La France représente par ailleurs le principal point de fuite en Europe du solde d’envois des fonds à l’extérieur de son territoire, puisque son solde négatif représente à lui seul 49,98% du solde de l’UE à 27 en 2020, contre 47,41% du solde de l’UE à 28 en 2019, en baisse certes par rapport à 2017 où notre pays a représenté 55,78% du solde négatif présenté par l’UE (à 28).
Note : Les statistiques sont livrées dans un périmètre UE 28 jusqu’en 2019, puis hors Royaume-Uni à compter de 2020, donc à 27.
L’autre face de la politique migratoire
Comme le relève des études récentes[4] et la Banque Mondiale, l’aspect « migratoire » des transferts des fonds vers l’étranger est prépondérant, jusqu’à dépasser l’aide publique au développement en volume (580 milliards USD en 2020, contre 167,8 milliards USD en 2019 (aide publique au développement nette reçue[5]). Les fonds privés sont donc beaucoup plus importants en volume que l’aide publique au développement classique. Pour la France, les sommes en jeu sont très proches, 12 milliards d’euros d’APD pour 11,22 milliards de fonds de travailleurs sortants[6]. La politique migratoire et la mise en place de diasporas[7] sur le sol national induisent donc des flux financiers privés spécifiques par envois des fonds aux familles et communautés « restées aux pays », comme par exemple aux Comores (où l’ensemble des fonds viennent de France[8]).
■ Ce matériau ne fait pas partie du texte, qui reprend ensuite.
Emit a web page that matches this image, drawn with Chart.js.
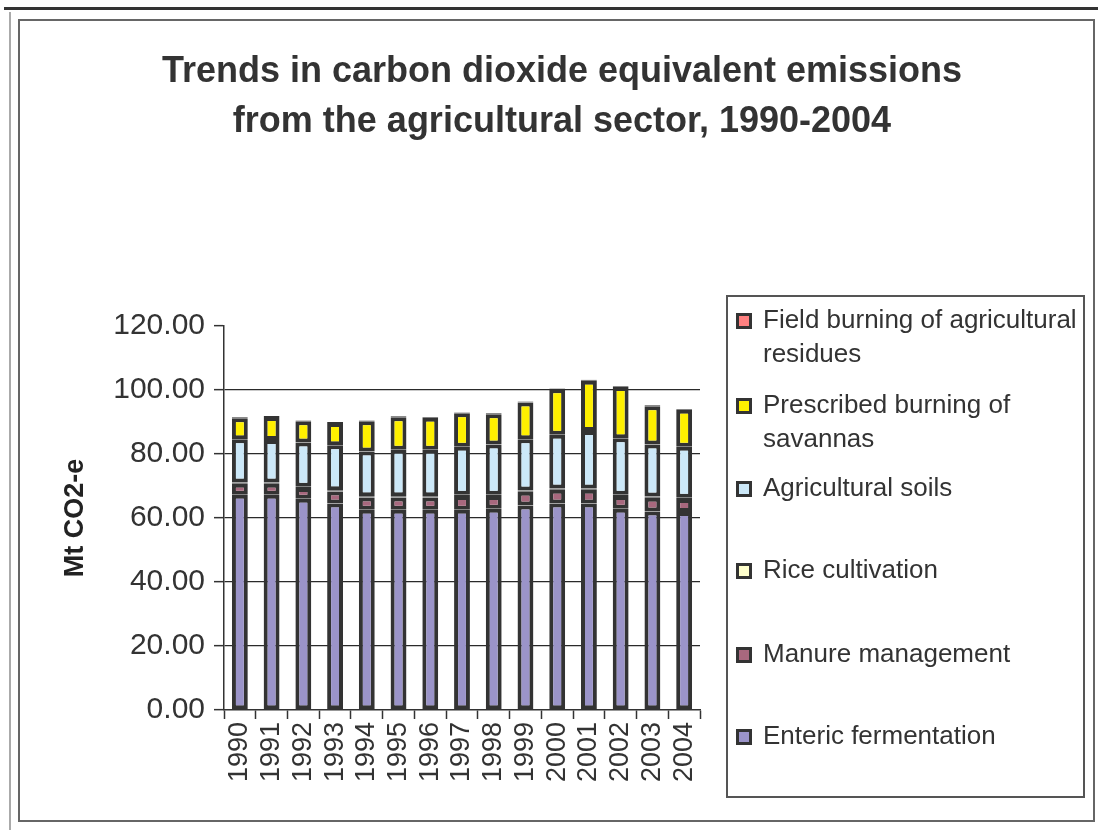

Il existe donc un effet « spécifique » de la politique migratoire sur la balance des paiements, en agissant sur le solde des revenus et spécifiquement sur le solde des revenus secondaires, lorsque ces « migrants » sont en situation de travailler (légalement ou illégalement) et d’envoyer des fonds au pays. Ces « revenus secondaires » non institutionnels représentent près d’1/4 du solde déficitaire des revenus secondaires – celui des revenus primaires étant par construction toujours positif – (il s’agit des revenus générés en France par les travailleurs résidents).
[1] Voir l’annexe technique consacrée à ce sujet dans le rapport de 2011, annexe II-D https://publications.banque-france.fr/sites/default/files/medias/documents/rapport-annuel-balance-des-paiements-position-exterieure-france_2011_fr.pdf#page=113
[2] Voir notre dernière note sur le sujet, Fondation iFRAP, https://www.ifrap.org/europe-et-international/contribution-de-la-france-lue-737-entre-2017-2027
[3] Voir Eurostat, Personal transfers and compensation of employees, D752, solde, https://ec.europa.eu/eurostat/statistics-explained/index.php?title=File:Balances_of_EU_current_account_main_items_as_share_of_GDP_(%25)_2021_first_quarter.png, ainsi que https://appsso.eurostat.ec.europa.eu/nui/show.do?dataset=bop_rem6&lang=en
[4] https://migrationdataportal.org/fr/themes/rapatriements-de-fonds, https://donnees.banquemondiale.org/indicator/BM.TRF.PWKR.CD.DT?end=2020&start=1970 pour la Banque Mondiale, L’OCDE, Perspectives des migrations internationales 2020, 44ème édition, ainsi qu’une thèse récente, Abderrahim SAIDANE, Impact des transferts de fonds des migrants sur la croissance économique et la réduction de la pauvreté dans les pays d’origine, https://tel.archives-ouvertes.fr/tel-03187445/document
[5] Voir, Banque Mondiale, APD, https://donnees.banquemondiale.org/indicator/DT.ODA.ODAT.CD
[6] https://focus2030.org/Augmentation-de-l-aide-publique-au-developpement-en-2020
[7] Voir, P. Stefanini, Immigration, Robert Laffont, 2020.
[8] Tunnelisation bien mise en évidence par A. SAIDANE, thèse précitée.